Part of the raging argument is related to what God’s part may or may not have been in all of this. I want to point out why I think Job’s friends so seriously missed the boat. It is something that is found in sacred texts around the world. The way we heal is to love one another. The way we heal is to support each other in our suffering; to provide for the widowed, the orphan, those who need, and those who hurt. Some will tell you that this is not part of the Old Testament thundering God of the Hebrews. I have news; it is.
In Leviticus 19:18, we find, “You must not exact vengeance, nor must you bear a grudge against the children of your people. You must love your neighbor as yourself. I am Yahweh.” (Jerusalem Bible) Jesus, you see, was quoting scripture. Throughout the Old Testament some of the things that upset the prophets the most were not the tiny little sins and indiscretions, it was the treatment of widows and orphans. It was the sacrifice of human lives (which may or may not have included children) and the treatment of the poor and suffering.
Jesus himself tells us that the two most important commandments are to love God and love your neighbor–as yourself. He even says that all the law and the prophets hang on these.
Many will be familiar with pieces at least of I Corinthians 13: “If I have all the eloquence of men or of angels, but speak without love, I am simply a gong booming or a cymbal clashing. … If I give away all that I possess, piece by piece, and if I even let them take my body to burn it, but am without love, it will do me no good whatever.” (Jerusalem Bible)
In the first part of Revelations where Christ addresses the seven churches, His complaint against the church at Ephesus was, “you have less love now than you used to.”
Whether or not we come to an understanding of why things happen, whether or not we find in ourselves some faith in some hovering over-protective Sentient Being keeping watch over us, or whether or not we are driven from any faith at all because we cannot tolerate a universe with any Supreme Being that won’t protect us from our own evils great and small; we must love one another. We must find support and concern for each other. We must be the Good Samaritan, the person who shares burdens, the one who answers phones, warms up meals.
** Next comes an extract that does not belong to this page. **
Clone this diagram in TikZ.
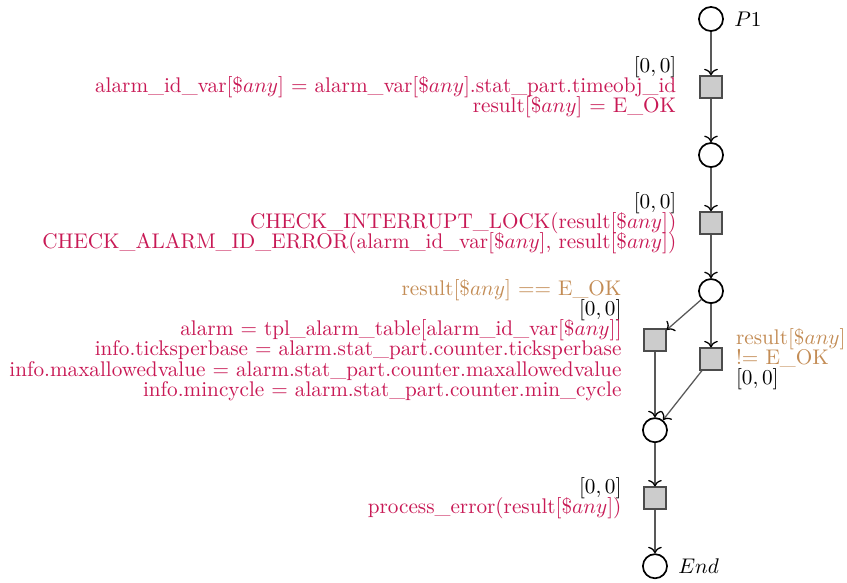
\documentclass[tikz,border=0pt]{standalone}
\usepackage{amsmath}
\usepackage{amsfonts}
\usetikzlibrary{positioning,arrows.meta}
\definecolor{actred}{RGB}{200,25,85}
\definecolor{guardbrown}{RGB}{195,140,85}
\newcommand\tightlines{\fontsize{10}{9.5}\selectfont\lineskiplimit=-10pt\relax}

\begin{document}
\begin{tikzpicture}[node distance=1.128cm,on grid,>={To[scale=1.05,black]},
    place/.style={circle,draw,thick,fill=white,minimum size=0.4cm,inner sep=0pt},
    trans/.style={rectangle,draw=black!70,thick,fill=black!20,minimum size=0.36cm,inner sep=0pt},
    every label/.style={align=right,inner sep=1pt,font=\tightlines}]
            \useasboundingbox (-11.79,0.315) rectangle (2.255,-9.337);
            \node[place, label={[label distance=0.13cm]right:$P1$}] (p_1) at (0,0) {};
            \node[trans, label={[label distance=0.34cm]left:{$[0,0]$\\
                \textcolor{actred}{alarm\_id\_var[\$$any$] = alarm\_var[\$$any$].stat\_part.timeobj\_id}\\
                \textcolor{actred}{result[\$$any$] = E\_OK}}}] (t_1) [below=of p_1] {};
            \node[place] (p_2) [below=of t_1] {};
            \node[trans, label={[label distance=0.34cm]left:{$[0,0]$\\
                \textcolor{actred}{CHECK\_INTERRUPT\_LOCK(result[\$$any$])}\\
                \textcolor{actred}{CHECK\_ALARM\_ID\_ERROR(alarm\_id\_var[\$$any$], result[\$$any$])}}}] (t_2) [below=of p_2] {};
            \node[place] (p_3) [below=of t_2] {};
            \node[trans, label={[label distance=0.32cm]left:{\textcolor{guardbrown}{result[\$$any$] == E\_OK}\\
                $[0,0]$\\
                \textcolor{actred}{alarm = tpl\_alarm\_table[alarm\_id\_var[\$$any$]]}\\
                \textcolor{actred}{info.ticksperbase = alarm.stat\_part.counter.ticksperbase}\\
                \textcolor{actred}{info.maxallowedvalue = alarm.stat\_part.counter.maxallowedvalue}\\
                \textcolor{actred}{info.mincycle = alarm.stat\_part.counter.min\_cycle}}}] (t_3) [below left=0.813cm and 0.929cm of p_3] {};
            \node[trans, label={[label distance=0.18cm,align=left]right:{\textcolor{guardbrown}{result[\$$any$]}\\
                \textcolor{guardbrown}{!= E\_OK}\\
                $[0,0]$}}] (t_4) [below=of p_3] {};
            \node[place] (p_4) [below=1.493cm of t_3] {};
            \node[trans, label={[label distance=0.32cm]left:{$[0,0]$\\
                \textcolor{actred}{process\_error(result[\$$any$])}}}] (t_5) [below=of p_4] {};
            \node[place, label={[label distance=0.13cm]right:$End$}] (p_5) [below=of t_5] {};
            \path[->, draw=black!65, semithick]
                (p_1) edge (t_1)
                (t_1) edge (p_2)
                (p_2) edge (t_2)
                (t_2) edge (p_3)
                (p_3)
                    edge (t_3)
                    edge (t_4)
                (t_3) edge (p_4)
                (t_4) edge (p_4)
                (p_4) edge (t_5)
                (t_5) edge (p_5);
        \end{tikzpicture}
\end{document}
There will be a time when we must, as a nation, address the systemic causes of violence in our streets and in our homes. Not just for those who died thinking they were safe in their schools and neighborhoods, but also for those who walk our streets each night not knowing if they will make it home safe just one more time. There will be a time; but first, we must heal. First we must envelop our wounded. Let them learn to breathe again.
If you want to make that commitment an active one, I suggest you research benefits for the families. Groups or charities that can be checked out that are helping with expenses suddenly incurred and not expected. This is, evidently, a neighborhood of financial stability. That security can go out the window quickly when you suddenly must pay for plane tickets, funerals, or time off work beyond bereavement leave (usually about 5 days). Some of the families and perhaps some of the remaining students are sure to incur counseling costs. Maybe you can physically travel to the town and protect the families from media and harassment by being part of a human shield. Do something creative, something healing, something that reaches out and touches. First, find peace and learn to breathe again.